Vols Host Kentucky: Three Things To Look For

Vols Host Kentucky

Will it be tricks or treats in Neyland Stadium on Saturday night when the Tennessee Volunteers host the Kentucky Wildcats in a pivotal SEC East matchup? It’ll be another electric atmosphere in Knoxville as the Vols will be wearing all black – including black helmets – for the first time in over 90 years. After bludgeoning in-state UT-Martin last week, Tennessee will look to set the stage for a Top 3 showdown next week in Athens, Georgia. But they must first handle business against a healthy Wildcats team coming into the game off a bye weekend.

Vols Host Kentucky: Three Things To Look For

Kentucky has disappointed fans during the first half of the season, with back-to-back losses to Mississippi and South Carolina dampening the expectations in Lexington. But the Wildcats come into this game healthier than at any point this season. That includes All-SEC running back Chris Rodriguez and potential NFL first-rounder Will Levis‘ shoulder. Tennessee will face a stiff test against Kentucky, that’s for sure.

Keep Kentucky’s Rushing Attack In Check

The biggest disappointment for Kentucky this season has been a disappointing rushing attack. The Wildcats are currently the second-worst rushing team in the SEC, averaging 113 yards per game. They’re improving, though, as they’ve increased their running totals every game this season and torched Mississippi State for 239 yards on the ground in their last game two weeks ago. Rodriguez missed Kentucky’s first four games, but his return couldn’t save the Wildcats in their two losses. That’s because the offensive line hasn’t been able to control the line of scrimmage in any game this season except for their last game against Mississippi State.
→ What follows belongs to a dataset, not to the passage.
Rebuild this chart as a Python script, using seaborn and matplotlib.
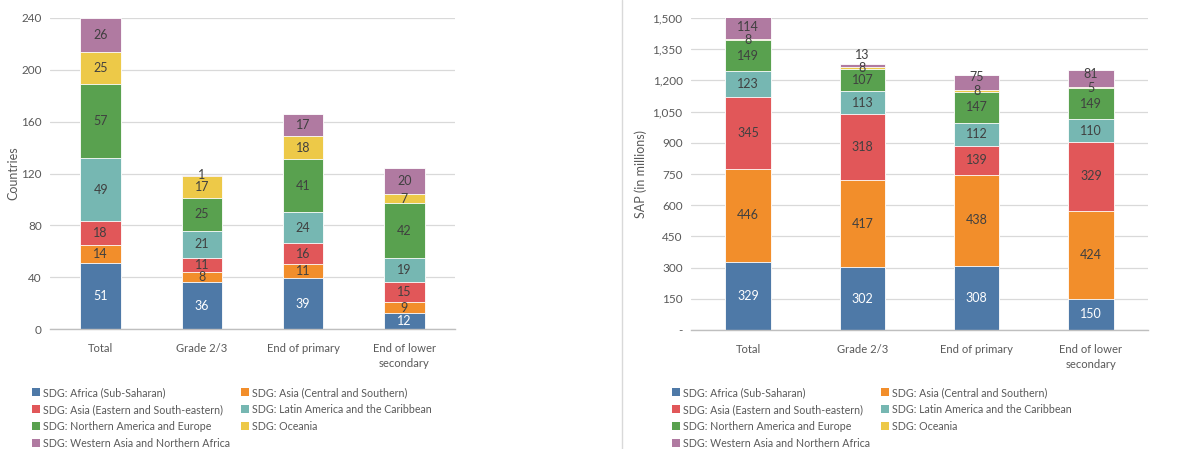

Tennessee’s defensive front will likely have to rely on just the front four to bottle up the powerful Rodriguez. If they can manage that task, the Vols’ defense can avoid a repeat of last season, where Kentucky scored 42 on the Vols behind 225 yards rushing and a crushing 46:08-to-13:52 time of possession advantage.

What to Look For: Fewer than 150 Kentucky total rushing yards

Limit Kentucky’s Intermediate Passing Attack

Kentucky will look to exploit Tennessee’s biggest weakness, the intermediate passing game. That accomplishes two things: it mitigates the aggressiveness of Tennessee’s linebackers, especially Jeremy Banks, and it helps Levis avoid lengthy pocket plays. Look for Kentucky to use Rodriguez and JuTahn McClain out of the backfield and tight ends Jordan Dingle and Brendan Bates. Tennessee will take their chances in the vertical passing game and hope that the defensive line and a blitzing linebacker — or two — can get to Levis enough times to stymie a couple of drives.
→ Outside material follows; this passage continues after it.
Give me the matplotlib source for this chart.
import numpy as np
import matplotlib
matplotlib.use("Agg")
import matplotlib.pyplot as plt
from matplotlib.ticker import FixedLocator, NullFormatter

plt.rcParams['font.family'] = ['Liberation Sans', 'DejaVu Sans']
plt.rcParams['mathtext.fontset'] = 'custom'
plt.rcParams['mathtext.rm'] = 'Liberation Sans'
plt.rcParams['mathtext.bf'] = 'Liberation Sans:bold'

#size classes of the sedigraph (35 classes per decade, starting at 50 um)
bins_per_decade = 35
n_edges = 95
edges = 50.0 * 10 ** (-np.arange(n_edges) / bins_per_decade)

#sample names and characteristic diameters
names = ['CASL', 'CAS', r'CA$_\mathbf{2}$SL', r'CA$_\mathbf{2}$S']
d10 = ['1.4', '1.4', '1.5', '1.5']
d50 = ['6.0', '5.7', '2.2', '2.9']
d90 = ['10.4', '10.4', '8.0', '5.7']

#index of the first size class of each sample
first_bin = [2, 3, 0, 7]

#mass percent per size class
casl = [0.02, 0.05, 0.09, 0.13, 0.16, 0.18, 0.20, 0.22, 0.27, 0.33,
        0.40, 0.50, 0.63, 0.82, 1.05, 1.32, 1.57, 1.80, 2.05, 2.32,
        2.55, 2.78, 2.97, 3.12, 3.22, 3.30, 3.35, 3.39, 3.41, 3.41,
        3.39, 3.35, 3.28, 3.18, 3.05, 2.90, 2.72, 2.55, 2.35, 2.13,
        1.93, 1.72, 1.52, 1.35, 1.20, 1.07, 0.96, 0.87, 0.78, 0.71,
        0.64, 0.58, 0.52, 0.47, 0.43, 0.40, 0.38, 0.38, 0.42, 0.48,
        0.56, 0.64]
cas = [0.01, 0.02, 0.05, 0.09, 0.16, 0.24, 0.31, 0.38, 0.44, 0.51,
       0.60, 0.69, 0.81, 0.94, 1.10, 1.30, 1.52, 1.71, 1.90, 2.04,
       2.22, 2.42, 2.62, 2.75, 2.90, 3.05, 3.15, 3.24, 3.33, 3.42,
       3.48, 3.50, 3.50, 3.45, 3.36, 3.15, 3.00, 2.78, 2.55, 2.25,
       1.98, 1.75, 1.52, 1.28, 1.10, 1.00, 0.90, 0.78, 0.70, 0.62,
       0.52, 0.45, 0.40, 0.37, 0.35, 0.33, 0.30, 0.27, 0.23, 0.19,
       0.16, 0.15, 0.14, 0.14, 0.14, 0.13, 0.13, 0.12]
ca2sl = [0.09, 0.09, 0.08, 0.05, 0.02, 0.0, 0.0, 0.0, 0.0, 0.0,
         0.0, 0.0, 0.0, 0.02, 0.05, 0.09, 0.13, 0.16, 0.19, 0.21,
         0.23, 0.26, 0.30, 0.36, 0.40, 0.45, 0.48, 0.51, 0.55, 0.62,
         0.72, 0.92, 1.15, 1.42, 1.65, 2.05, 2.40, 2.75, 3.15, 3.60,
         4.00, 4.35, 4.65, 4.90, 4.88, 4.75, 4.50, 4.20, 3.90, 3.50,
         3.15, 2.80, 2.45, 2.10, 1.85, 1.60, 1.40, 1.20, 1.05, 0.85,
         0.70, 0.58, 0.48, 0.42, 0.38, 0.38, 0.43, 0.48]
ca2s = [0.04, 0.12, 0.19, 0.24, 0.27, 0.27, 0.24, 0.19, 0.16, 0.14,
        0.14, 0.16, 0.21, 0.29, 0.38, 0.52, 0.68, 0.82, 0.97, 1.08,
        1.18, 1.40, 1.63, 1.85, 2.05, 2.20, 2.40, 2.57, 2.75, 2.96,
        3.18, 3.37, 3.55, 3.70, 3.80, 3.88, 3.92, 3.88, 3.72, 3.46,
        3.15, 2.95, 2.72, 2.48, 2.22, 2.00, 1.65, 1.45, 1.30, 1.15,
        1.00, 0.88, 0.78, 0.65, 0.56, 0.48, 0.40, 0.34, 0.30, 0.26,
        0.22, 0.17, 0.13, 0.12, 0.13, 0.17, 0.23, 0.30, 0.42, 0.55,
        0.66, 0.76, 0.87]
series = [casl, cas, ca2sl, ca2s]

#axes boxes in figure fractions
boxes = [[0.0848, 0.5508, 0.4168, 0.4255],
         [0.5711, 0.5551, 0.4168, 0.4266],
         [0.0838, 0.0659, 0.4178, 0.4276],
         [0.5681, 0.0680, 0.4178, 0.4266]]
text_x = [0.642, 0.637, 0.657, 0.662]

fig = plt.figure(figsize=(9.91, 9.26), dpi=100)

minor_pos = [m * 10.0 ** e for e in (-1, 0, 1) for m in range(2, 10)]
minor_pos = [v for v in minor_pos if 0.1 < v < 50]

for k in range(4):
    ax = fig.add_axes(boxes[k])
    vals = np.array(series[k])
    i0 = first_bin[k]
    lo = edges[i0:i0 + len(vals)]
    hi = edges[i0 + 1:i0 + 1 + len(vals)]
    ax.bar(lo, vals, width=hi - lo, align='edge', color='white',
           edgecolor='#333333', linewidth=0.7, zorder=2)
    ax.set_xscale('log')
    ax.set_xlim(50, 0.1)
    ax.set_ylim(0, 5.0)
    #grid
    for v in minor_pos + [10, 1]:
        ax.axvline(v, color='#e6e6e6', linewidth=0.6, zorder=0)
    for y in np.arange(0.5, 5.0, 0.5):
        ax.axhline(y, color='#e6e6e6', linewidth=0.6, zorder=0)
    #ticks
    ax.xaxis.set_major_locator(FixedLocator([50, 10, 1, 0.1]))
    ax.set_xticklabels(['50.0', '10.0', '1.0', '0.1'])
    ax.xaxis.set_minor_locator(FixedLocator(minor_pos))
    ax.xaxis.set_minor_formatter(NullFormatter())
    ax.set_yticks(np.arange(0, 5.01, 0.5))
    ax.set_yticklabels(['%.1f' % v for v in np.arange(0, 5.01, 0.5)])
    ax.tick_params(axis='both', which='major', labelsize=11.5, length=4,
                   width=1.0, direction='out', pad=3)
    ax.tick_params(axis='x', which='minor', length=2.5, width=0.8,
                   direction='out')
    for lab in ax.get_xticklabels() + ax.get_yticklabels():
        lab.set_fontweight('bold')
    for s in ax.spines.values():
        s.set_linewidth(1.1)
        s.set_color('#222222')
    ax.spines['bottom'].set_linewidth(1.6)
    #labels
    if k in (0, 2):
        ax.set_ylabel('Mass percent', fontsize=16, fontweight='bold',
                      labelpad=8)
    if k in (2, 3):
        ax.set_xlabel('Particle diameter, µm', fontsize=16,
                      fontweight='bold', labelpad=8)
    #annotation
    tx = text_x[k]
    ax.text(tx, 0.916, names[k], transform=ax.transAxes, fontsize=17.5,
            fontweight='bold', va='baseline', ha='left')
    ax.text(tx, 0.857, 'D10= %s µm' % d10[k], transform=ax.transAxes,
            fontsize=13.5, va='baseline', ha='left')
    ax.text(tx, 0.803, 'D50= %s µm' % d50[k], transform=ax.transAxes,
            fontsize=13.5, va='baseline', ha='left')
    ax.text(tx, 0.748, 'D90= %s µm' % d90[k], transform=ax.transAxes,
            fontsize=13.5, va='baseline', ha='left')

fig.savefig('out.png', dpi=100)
If the Wildcats can work the intermediate passing game effectively, which will open up their running game, the Tennessee defense might be in for another 45-minute night.

What to Look For: >50 total receiving yards from Rodriguez, McClain, Dingle, and Bates. 


A lot of folks wrote Kentucky off after their loss to South Carolina. But Kentucky has had two weeks to prepare for this game. And the Wildcats, victims to Tennessee in their two best seasons under Mark Stoops, would love nothing more than to knock Tennessee off of its newfound perch. Vols quarterback Hendon Hooker has stated that Tennessee still hasn’t played its best game — and he’s right. In their biggest win, Hooker had two turnovers that led to one converted touchdown and one defensive score by Alabama.

Tennessee won’t necessarily need that elusive perfect game on Saturday, but it can’t look ahead to Georgia. Tennessee must execute in all three phases of the game — especially where they own the advantage on offense and special teams, and win both the turnover battle and the penalty contest. With the way Tennessee’s offensive line is playing, it’s unlikely Kentucky can stop the Tennessee scheme. If the offense and special teams can play a clean game the Vols will be in good shape for win number eight on the season.

Then, and only then, can everyone look forward to the first CFP rankings release and a potential one-versus-two matchup in Athens the following week.

What to Look For: Vols + margin in turnovers and fewer penalties. 

Vols host Kentucky: The Last Word

Head Coach Josh Heupel has kept Tennessee focused all season amid distractions and expectations anew. The team has been prepared for each and every game they’ve played under Heupel. The Vols will also be healthier, with Gerlad Mincey and Cedric Tillman likely back for the Vols and potentially Kamal Hadden in the secondary, which will be huge for Tennessee. Kentucky is a good football team and deserves respect, but there’s no reason to think Tennessee won’t be ready for a big divisional game.

It gets dark early for Big Blue Nation and its all treats for the Big Orange.